As Ray sat near the end of the bench and watched the second half tick away, he could hardly bring himself to look across the court at Sy. “This guy’s been supporting me and he came all the way from the Philippines,” Ray said later in the week. “It does bother me a little, but what can I do? It’s not in my hands. It’s not like they know who Sir Hans is and they’ll say, ‘We gotta play Ray.’”
During his predraft training with Thomas, Ray had worked on NBA point guard skills — making reads off high screens, throwing pocket passes, “goofy foot” finishes in the paint. But the Mavs were playing Ray at shooting guard behind NBA veterans Jordan Crawford and Darius Miller, and he now looked lost as a 3-and-D wing in Dallas’s sets. During his limited minutes, he’d mostly just sprint to the corner and wait for passes that never came.
When Ray was waiting to play, every second felt like a missed opportunity to prove he belonged in the NBA, a grain of sand passing through his career hourglass. “It’s mentally draining,” he said. “I’ve been through a lot of training, pushing my body to the edge, but this is different. Sitting on that bench — each second you look up at the clock, it’s pounding your head.” Thomas said Ray needed something drastic to get playing time: “At this point, [it’ll take either] an injury or a blowout.” Altamirano, who was watching from Manila, called Ray after the third game and challenged him to do better.

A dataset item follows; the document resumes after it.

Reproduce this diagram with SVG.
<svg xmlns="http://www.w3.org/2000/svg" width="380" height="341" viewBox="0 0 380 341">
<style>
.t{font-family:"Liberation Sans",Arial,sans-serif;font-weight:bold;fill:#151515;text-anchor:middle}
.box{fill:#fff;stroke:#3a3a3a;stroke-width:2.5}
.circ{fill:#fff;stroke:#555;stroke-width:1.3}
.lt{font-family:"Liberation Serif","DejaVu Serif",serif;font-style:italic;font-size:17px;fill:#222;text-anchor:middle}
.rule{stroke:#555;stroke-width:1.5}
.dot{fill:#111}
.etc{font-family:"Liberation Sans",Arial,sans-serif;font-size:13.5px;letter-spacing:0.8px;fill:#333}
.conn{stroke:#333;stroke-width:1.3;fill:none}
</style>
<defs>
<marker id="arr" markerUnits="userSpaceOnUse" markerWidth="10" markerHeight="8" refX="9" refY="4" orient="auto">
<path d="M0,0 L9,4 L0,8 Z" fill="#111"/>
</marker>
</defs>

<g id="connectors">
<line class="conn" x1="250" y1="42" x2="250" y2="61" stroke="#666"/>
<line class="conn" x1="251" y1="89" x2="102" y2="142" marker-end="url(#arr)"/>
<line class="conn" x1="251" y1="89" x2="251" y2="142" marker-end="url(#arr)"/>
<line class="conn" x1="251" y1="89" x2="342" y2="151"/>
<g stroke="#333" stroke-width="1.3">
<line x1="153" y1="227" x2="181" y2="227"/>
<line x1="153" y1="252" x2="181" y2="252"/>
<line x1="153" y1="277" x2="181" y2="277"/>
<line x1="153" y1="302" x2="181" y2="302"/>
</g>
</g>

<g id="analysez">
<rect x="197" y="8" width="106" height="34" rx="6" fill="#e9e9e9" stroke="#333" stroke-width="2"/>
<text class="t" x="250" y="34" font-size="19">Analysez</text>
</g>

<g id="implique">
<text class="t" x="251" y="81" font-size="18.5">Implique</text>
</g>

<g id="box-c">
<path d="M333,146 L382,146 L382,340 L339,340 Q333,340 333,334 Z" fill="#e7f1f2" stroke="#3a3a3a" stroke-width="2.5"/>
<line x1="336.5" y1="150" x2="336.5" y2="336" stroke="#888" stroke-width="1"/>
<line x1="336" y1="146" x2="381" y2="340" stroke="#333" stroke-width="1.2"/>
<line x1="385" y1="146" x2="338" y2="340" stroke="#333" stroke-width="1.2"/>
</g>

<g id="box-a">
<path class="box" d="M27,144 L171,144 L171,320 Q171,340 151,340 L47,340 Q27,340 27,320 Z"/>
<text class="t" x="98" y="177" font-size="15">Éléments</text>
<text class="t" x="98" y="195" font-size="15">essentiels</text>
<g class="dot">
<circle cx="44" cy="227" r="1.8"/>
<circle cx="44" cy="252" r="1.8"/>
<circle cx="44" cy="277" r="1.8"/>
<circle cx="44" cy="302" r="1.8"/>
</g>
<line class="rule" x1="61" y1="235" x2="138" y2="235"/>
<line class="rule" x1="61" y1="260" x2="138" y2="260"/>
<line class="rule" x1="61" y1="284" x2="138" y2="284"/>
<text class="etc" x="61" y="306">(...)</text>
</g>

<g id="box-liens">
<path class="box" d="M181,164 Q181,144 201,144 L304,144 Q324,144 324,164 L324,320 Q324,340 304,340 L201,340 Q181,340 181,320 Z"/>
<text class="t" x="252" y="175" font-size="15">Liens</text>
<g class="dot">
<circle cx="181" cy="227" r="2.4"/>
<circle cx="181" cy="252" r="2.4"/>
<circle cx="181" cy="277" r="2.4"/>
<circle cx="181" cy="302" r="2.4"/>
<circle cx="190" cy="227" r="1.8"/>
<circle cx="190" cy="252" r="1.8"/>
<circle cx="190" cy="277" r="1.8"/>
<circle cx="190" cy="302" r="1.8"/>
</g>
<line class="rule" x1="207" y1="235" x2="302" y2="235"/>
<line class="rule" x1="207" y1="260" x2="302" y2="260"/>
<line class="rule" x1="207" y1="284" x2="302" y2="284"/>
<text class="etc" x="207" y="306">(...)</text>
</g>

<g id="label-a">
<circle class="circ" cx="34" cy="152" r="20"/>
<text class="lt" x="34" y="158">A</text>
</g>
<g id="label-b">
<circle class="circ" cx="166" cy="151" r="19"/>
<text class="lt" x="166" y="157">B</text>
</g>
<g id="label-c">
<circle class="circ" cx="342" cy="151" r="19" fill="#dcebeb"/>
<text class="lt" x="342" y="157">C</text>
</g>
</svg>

“Let me ask you one thing,” Altamirano said. “If I’m the coach what will I expect from a 2-guard? Do I expect you to pass? No. I expect you to score. If I’m the coach and for three minutes you did not do anything, I would take you out, too. Because I did not see a positive thing that you did. Be aggressive. If you’re given the opportunity, go grab it.”

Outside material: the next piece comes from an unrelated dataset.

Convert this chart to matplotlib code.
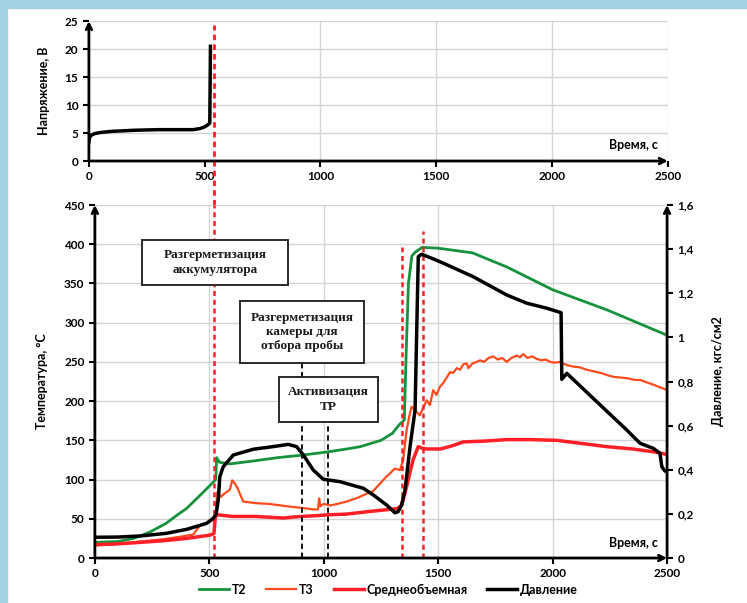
import matplotlib
matplotlib.use('Agg')
import matplotlib.pyplot as plt
from matplotlib.patches import Rectangle

plt.rcParams['font.family'] = ['Lato', 'DejaVu Sans']

# --- данные ---
volt_t = [0, 3, 10, 25, 50, 100, 150, 200, 300, 400, 450, 480, 500, 515, 522, 525]
volt_v = [3.3, 4.2, 4.6, 4.9, 5.1, 5.3, 5.4, 5.5, 5.6, 5.6, 5.6, 5.8, 6.1, 6.5, 6.8, 20.5]

t2_t = [0, 100, 170, 240, 310, 370, 400, 460, 515, 528, 532, 545, 590, 700, 800, 900, 1010,
        1100, 1160, 1250, 1300, 1330, 1345, 1352, 1360, 1370, 1385, 1400, 1430, 1500, 1650,
        1800, 2000, 2240, 2500]
t2_v = [20, 21, 25, 33, 44, 57, 63, 80, 96, 100, 128, 122, 120, 124, 128, 131, 135,
        139, 142, 150, 159, 170, 174, 176, 260, 350, 385, 390, 396, 395, 389,
        371, 342, 316, 284]

t3_t = [0, 100, 200, 300, 370, 430, 460, 500, 518, 528, 535, 550, 570, 590, 600, 612, 625,
        648, 700, 760, 838, 900, 954, 975, 980, 985, 1000, 1027, 1060, 1100, 1150, 1187, 1215,
        1246, 1275, 1290, 1310, 1333, 1347, 1362, 1377, 1384, 1400, 1420, 1435, 1450, 1464,
        1478, 1493, 1507, 1522, 1537, 1552, 1566, 1581, 1596, 1610, 1625, 1632, 1650, 1667,
        1683, 1700, 1720, 1741, 1760, 1780, 1799, 1820, 1843, 1858, 1872, 1890, 1910, 1930,
        1950, 1970, 1989, 2010, 2030, 2062, 2090, 2120, 2149, 2180, 2210, 2240, 2265, 2300,
        2330, 2360, 2382, 2410, 2440, 2465, 2484, 2500]
t3_v = [16, 18, 21, 24, 27, 30, 42, 46, 49, 55, 84, 78, 83, 87, 99, 95, 88,
        72, 70, 69, 66, 64, 62, 62, 76, 66, 69, 67, 69, 72, 77, 82, 85,
        95, 104, 108, 114, 112, 125, 163, 185, 193, 188, 182, 192, 201, 195,
        214, 208, 218, 223, 230, 237, 236, 242, 240, 247, 248, 242, 248, 250,
        252, 250, 255, 257, 253, 255, 250, 255, 258, 256, 260, 255, 257, 254,
        252, 253, 250, 249, 250, 246, 244, 243, 240, 238, 236, 233, 231, 230,
        229, 227, 227, 224, 221, 218, 216, 214]

avg_t = [0, 100, 200, 300, 400, 500, 520, 527, 540, 600, 700, 823, 900, 970, 1013, 1100,
         1190, 1320, 1340, 1362, 1390, 1413, 1430, 1450, 1510, 1560, 1610, 1700, 1800, 1900,
         2018, 2100, 2236, 2350, 2450, 2500]
avg_v = [17, 18, 20, 22, 25, 29, 31, 54, 55, 53, 53, 51, 53, 54, 55, 56,
         59, 63, 67, 91, 125, 142, 140, 139, 139, 143, 148, 149, 151, 151,
         150, 147, 142, 139, 135, 132]

p_t = [0, 100, 200, 313, 401, 488, 517, 530, 539, 546, 561, 605, 692, 779, 845, 881, 911,
       954, 998, 1071, 1173, 1216, 1275, 1311, 1325, 1340, 1355, 1377, 1399, 1413, 1428,
       1508, 1653, 1800, 1887, 1975, 2037, 2040, 2062, 2178, 2324, 2382, 2440, 2469, 2477,
       2490, 2500]
p_v = [0.094, 0.095, 0.1, 0.112, 0.13, 0.157, 0.18, 0.2, 0.263, 0.369, 0.414, 0.467, 0.493,
       0.505, 0.515, 0.505, 0.467, 0.399, 0.357, 0.346, 0.316, 0.286, 0.24, 0.205, 0.21, 0.24,
       0.308, 0.505, 0.671, 1.366, 1.377, 1.343, 1.275, 1.192, 1.155, 1.132, 1.112, 0.81,
       0.837, 0.723, 0.58, 0.52, 0.497, 0.475, 0.414, 0.395, 0.39]

x_ticks = [0, 500, 1000, 1500, 2000, 2500]
volt_ticks = [0, 5, 10, 15, 20, 25]
temp_ticks = [0, 50, 100, 150, 200, 250, 300, 350, 400, 450]
p_ticks = [0, 0.2, 0.4, 0.6, 0.8, 1.0, 1.2, 1.4, 1.6]
p_labels = ['0', '0,2', '0,4', '0,6', '0,8', '1', '1,2', '1,4', '1,6']

red_top = 540        # разгерметизация аккумулятора (верхний график)
red_lines = [520, 1342, 1434]
red_tops = [1.0, 0.88, 0.926]
black_lines = [905, 1018]
black_tops = [0.552, 0.385]

# подписи-рамки: текст, (t0, t1, p0, p1) рамки на оси давления
notes = ['Разгерметизация\nаккумулятора',
         'Разгерметизация\nкамеры для\nотбора пробы',
         'Активизация\nТР']
note_boxes = [(205, 844, 1.2375, 1.441),
              (634, 1176, 0.884, 1.165),
              (804, 1237, 0.6165, 0.820)]

GREEN = '#17923c'
T3C = '#ff4a1c'
RED = '#ff1f26'
GRID = '#d4d4d4'

fig = plt.figure(figsize=(7.47, 6.03), dpi=100)
fig.patches.append(Rectangle((0, 0.986), 1, 0.014, transform=fig.transFigure,
                             color='#a3d2e4', zorder=0))
fig.patches.append(Rectangle((0, 0), 0.01, 1, transform=fig.transFigure,
                             color='#a3d2e4', zorder=0))


def style_axis(ax):
    ax.grid(True, color=GRID, lw=1)
    ax.set_axisbelow(True)
    for s in ['top', 'right', 'left', 'bottom']:
        ax.spines[s].set_visible(False)
    ax.tick_params(axis='both', length=4, width=1.5, labelsize=8.5, color='black')
    for lab in ax.get_xticklabels() + ax.get_yticklabels():
        lab.set_fontweight('bold')
    ax.annotate('', xy=(0, 1.0), xytext=(0, 0), xycoords='axes fraction',
                arrowprops=dict(arrowstyle='->', lw=2, color='black', shrinkA=0, shrinkB=0))
    ax.annotate('', xy=(1.0, 0), xytext=(0, 0), xycoords='axes fraction',
                arrowprops=dict(arrowstyle='->', lw=2, color='black', shrinkA=0, shrinkB=0))


# --- верхний график: напряжение ---
ax0 = fig.add_axes([0.119, 0.733, 0.775, 0.232])
ax0.plot(volt_t, volt_v, color='black', lw=2.5)
ax0.set_xlim(0, 2500)
ax0.set_ylim(0, 25)
ax0.set_xticks(x_ticks)
ax0.set_yticks(volt_ticks)
style_axis(ax0)
ax0.get_xgridlines()[1].set_visible(False)   # на оригинале линии сетки у 500 нет
ax0.axvline(red_top, ymin=-0.314, ymax=0.97, color=RED, lw=2, dashes=(2, 1.5), clip_on=False)
ax0.set_ylabel('Напряжение, В', fontsize=9, fontweight='bold')
ax0.yaxis.set_label_coords(-0.067, 0.5)
ax0.text(2455, 2.9, 'Время, с', ha='right', va='center', fontsize=9, fontweight='bold')

# --- нижний график: температуры и давление ---
ax = fig.add_axes([0.127, 0.0746, 0.766, 0.5854])
l2, = ax.plot(t2_t, t2_v, color=GREEN, lw=2, label='T2')
l3, = ax.plot(t3_t, t3_v, color=T3C, lw=1.6, label='T3')
la, = ax.plot(avg_t, avg_v, color=RED, lw=2.5, label='Среднеобъемная')
ax.set_xlim(0, 2500)
ax.set_ylim(0, 450)
ax.set_xticks(x_ticks)
ax.set_yticks(temp_ticks)
style_axis(ax)
ax.set_ylabel('Температура, °С', fontsize=9, fontweight='bold')
ax.yaxis.set_label_coords(-0.082, 0.5)
ax.text(2460, 19, 'Время, с', ha='right', va='center', fontsize=9, fontweight='bold')

for x, top in zip(red_lines, red_tops):
    ax.axvline(x, ymax=top, color=RED, lw=1.8, dashes=(2, 1.5))
for x, top in zip(black_lines, black_tops):
    ax.axvline(x, ymax=top, color='black', lw=1.3, dashes=(3, 2))

ax2 = ax.twinx()
lp, = ax2.plot(p_t, p_v, color='black', lw=2.5, label='Давление')
ax2.set_ylim(0, 1.6)
ax2.set_yticks(p_ticks)
ax2.set_yticklabels(p_labels)
for s in ['top', 'right', 'left', 'bottom']:
    ax2.spines[s].set_visible(False)
ax2.tick_params(axis='y', length=4, width=1.5, labelsize=8.5)
for lab in ax2.get_yticklabels():
    lab.set_fontweight('bold')
ax2.annotate('', xy=(1, 1.0), xytext=(1, 0), xycoords='axes fraction',
             arrowprops=dict(arrowstyle='->', lw=2, color='black', shrinkA=0, shrinkB=0))
ax2.set_ylabel('Давление, кгс/см2', fontsize=9, fontweight='bold')
ax2.yaxis.set_label_coords(1.079, 0.53)

for txt, (x0, x1, y0, y1) in zip(notes, note_boxes):
    ax2.add_patch(Rectangle((x0, y0), x1 - x0, y1 - y0, fc='white', ec='#2a2a2a',
                            lw=1.4, zorder=9))
    ax2.text((x0 + x1) / 2, (y0 + y1) / 2, txt, ha='center', va='center', fontsize=9.5,
             family='Liberation Serif', fontweight='bold', color='#1a1a1a',
             zorder=10, linespacing=1.25)

fig.legend([l2, l3, la, lp], ['T2', 'T3', 'Среднеобъемная', 'Давление'],
           loc='center', bbox_to_anchor=(0.52, 0.022), ncol=4, frameon=False,
           prop=dict(size=9, weight='bold'), handlelength=2.4, columnspacing=1.6,
           handletextpad=0.2)

fig.savefig('out.png', dpi=100)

Ray did eventually catch a break when Miller, who’d been Dallas’s first shooting guard off the bench, left the team to attend his wedding. Ray inherited Miller’s playing time and averaged almost 17 minutes over the team’s final three games. Against the Lakers, Ray’s defense helped force no. 2 overall pick D’Angelo Russell and all-rookie guard Jordan Clarkson into several difficult shots and a couple of turnovers. When Dallas faced the D-League Select team, Ray was all over the floor, collecting four steals and five rebounds and scoring 10 points, including a tip dunk and a twisting baseline finish over 7-3 center Hasheem Thabeet.
“Every day he’s getting better,” Altamirano said. “He’s more relaxed, he’s more assertive. I think, down the line, you can see that he can play in the NBA.” And for now, that remains Ray’s plan. He kept his name out of this year’s PBA draft, which means he’ll hope for an invite to an NBA training camp, and if he can’t make a team outright, then he’ll look to gain further seasoning in the D-League or in Europe. Because he showed the ability to compete with world-class talent at the high school level, there’s reason to hope that Ray’s game might blossom as he acclimates to elite professional basketball.
And if he spends a season or two in the D-League and never lands on an NBA roster? Plan B isn’t too bad. “The life and career he could have in Manila? It’s not Seth Curry, it’s Steph Curry,” Tim Cone said. Chot Reyes added that even if Ray falls short of his ultimate goal, he’ll be remembered as a trailblazer who made Filipinos believe their homegrown players can make it to the NBA. “Now people can say kaya naman pala!” Reyes said. We can do it after all.